Re: [RFC PATCH v2 0/3] oom: rework oom_reaper vs. exit_mmap handoff

From: Tetsuo Handa
Date: Thu Nov 15 2018 - 04:54:44 EST


On 2018/11/14 19:16, Michal Hocko wrote:
> On Wed 14-11-18 18:46:13, Tetsuo Handa wrote:
> [...]
> > There is always an invisible lock called "scheduling priority". You can't
> > leave the MMF_OOM_SKIP to the exit path. Your approach is not ready for
> > handling the worst case.
>
> And that problem is all over the memory reclaim. You can get starved
> to death and block other resources. And the memory reclaim is not the
> only one.

I think that it is a manner for kernel developers that no thread keeps
consuming CPU resources forever. In the kernel world, doing

while (1);

is not permitted. Likewise, doing

for (i = 0; i < very_large_value; i++)
do_something_which_does_not_yield_CPU_to_others();

has to be avoided, in order to avoid lockup problems. We are required to
yield CPU to others when we are waiting for somebody else to make progress.
It is the page allocator who is refusing to yield CPU to those who need CPU.

Since the OOM reaper kernel thread "has normal priority" and "can run on any
CPU", the possibility of failing to run is lower than an OOM victim thread
which "has idle priority" and "can run on only limited CPU". You are trying
to add a dependency on such thread, and I'm saying that adding a dependency
on such thread increases possibility of lockup.

Yes, even the OOM reaper kernel thread might fail to run if all CPUs were
busy with realtime threads waiting for the OOM reaper kernel thread to make
progress. In that case, we had better stop relying on asynchronous memory
reclaim, and switch to direct OOM reaping by allocating threads.

But what I demonstrated is that

/*
* the exit path is guaranteed to finish the memory tear down
* without any unbound blocking at this stage so make it clear
* to the oom_reaper
*/

becomes a lie even when only one CPU was busy with realtime threads waiting
for an idle thread to make progress.

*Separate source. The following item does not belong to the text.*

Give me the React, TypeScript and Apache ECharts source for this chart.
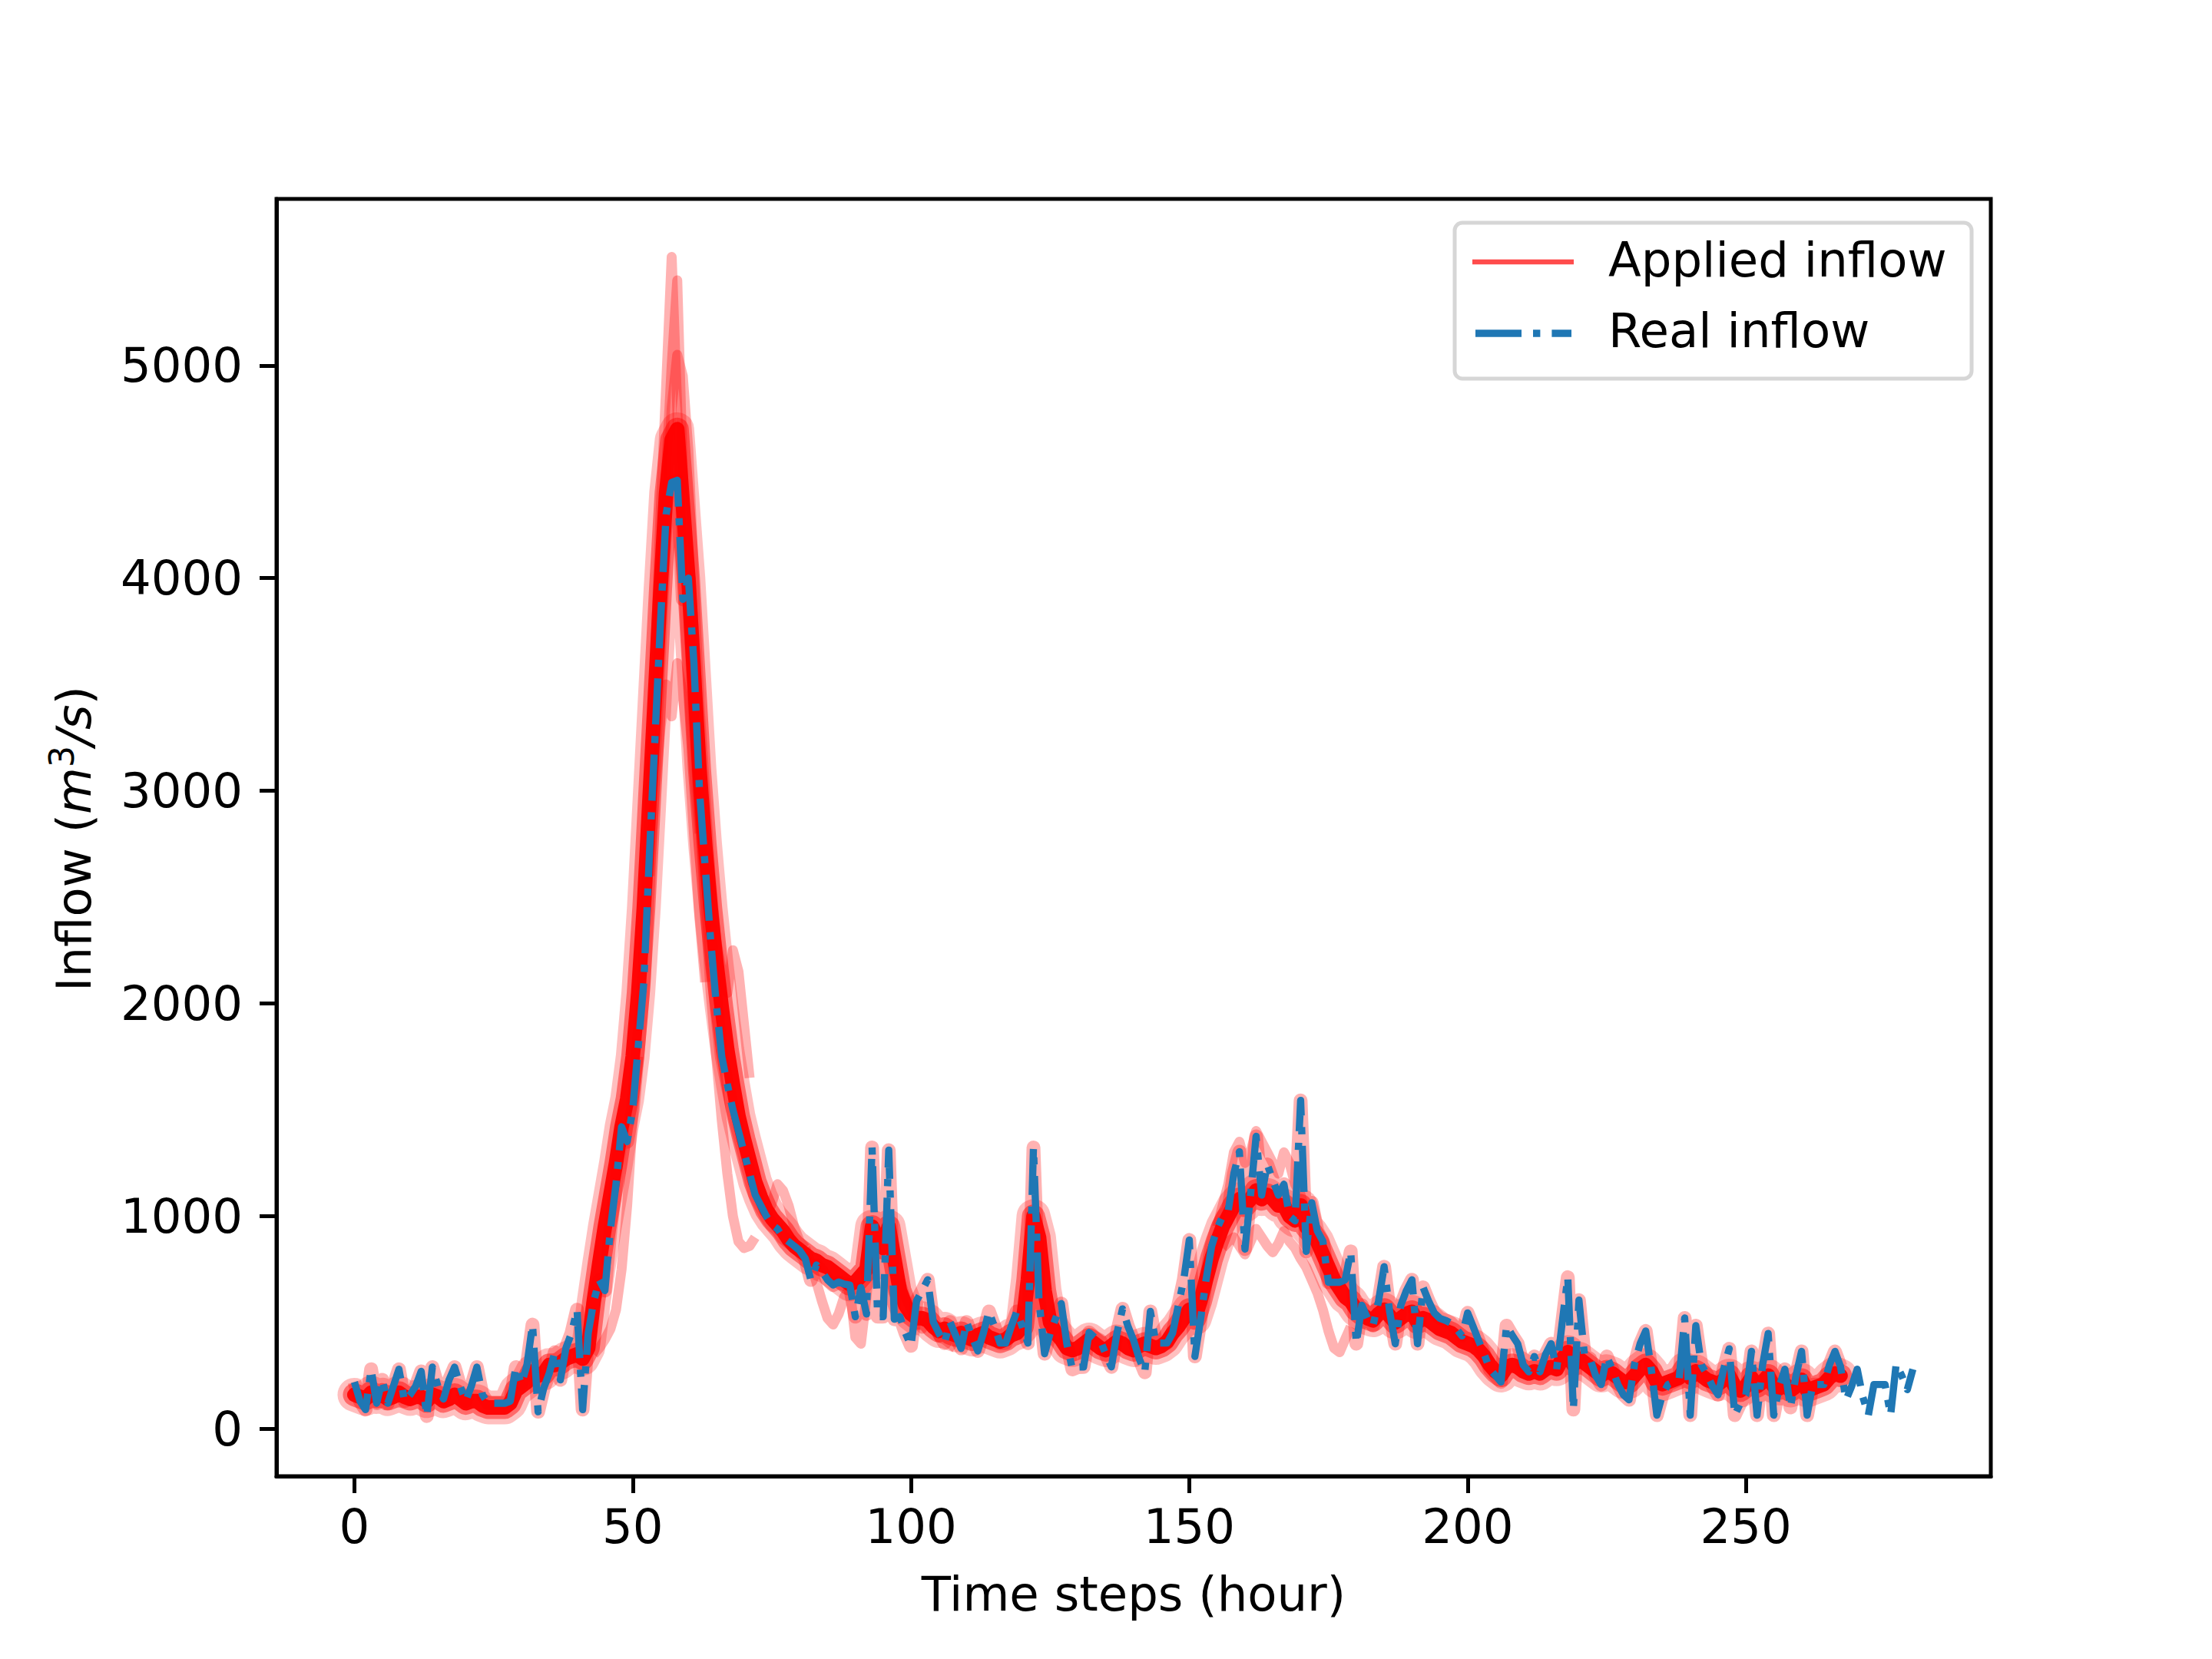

If the page allocator stops telling a
lie that "an OOM victim is making progress on behalf of me", we can avoid
the lockup.

> This is a fundamental issue of the locking without priority
> inheritance and other real time techniques.

That is nothing but an evidence that you are refusing to solve the possibility
of lockup, and will keep piling up stupid lockup bugs. OOM handling does not
use locks when waiting for somebody else to make progress. Blaming "the locking
without priority inheritance" is wrong.

Each subsystem is responsible for avoiding the lockup. If one subsystem is
triggering lockup due to printk() flooding, that subsystem avoids the lockup
by stop abusing CPU resources by reducing the printk() messages. That's all
we can do for now. MM is not privileged enough to lockup the system.

>
> > Nacked-by: Tetsuo Handa <penguin-kernel@xxxxxxxxxxxxxxxxxxx>
>
> OK, if your whole point is to block any changes into this area unless
> it is your solution to be merged then I guess I will just push patches
> through with your explicit Nack on them. Your feedback was far fetched
> at many times has distracted the discussion way too often. This is
> especially sad because your testing and review was really helpful at
> times. I do not really have energy to argue the same set of arguments
> over and over again.
>
> You have expressed unwillingness to understand the overall
> picture several times. You do not care about a long term maintenance
> burden of this code which is quite tricky already and refuse to
> understand the cost/benefit part.
>
> If this series works for the workload reported by David I will simply
> push it through and let Andrew decide.

I'm skeptic about this approach. Given that exit_mmap() has to do more
things than what the OOM reaper kernel thread can do, how likely the OOM
reaper kernel thread can find that exit_mmap() has completed both
fullset of unmap_vmas() and __unlink_vmas() within (at most) one second
after the OOM reaper completed only subset of unmap_vmas() ? If exit_mmap()
was preempted (due to scheduling priority), the OOM reaper might likely fail
to find it. Anyway, if you insist this approach, I expect that exit_mmap()
asks the OOM reaper kernel thread to call __free_pgtables(), and the OOM
reaper kernel thread sets MMF_OOM_SKIP, and exit_mmap() resumes remove_vma()
etc. , for the OOM reaper kernel thread ("has normal priority" and "can run
on any CPU") is more reliable than a random thread ("has idle priority" and
"can run on only limited CPU").

Given that the OOM reaper likely can find it, there are lack of reviews from
each arch maintainers (regarding whether this approach is really safe, and
whether this approach constrains future improvements).

> If there is a lack of feedback
> I will just keep it around because it seems that most users do not care
> about these corner cases anyway.

No way. We are always failing to get attention regarding OOM handling. ;-)

Even how to avoid flooding by

dump_header(oc, NULL);
pr_warn("Out of memory and no killable processes...\n");

for memcg OOM is failing to make progress.

People make changes without thinking about OOM handling.
If you push this approach, solve the lack of reviews.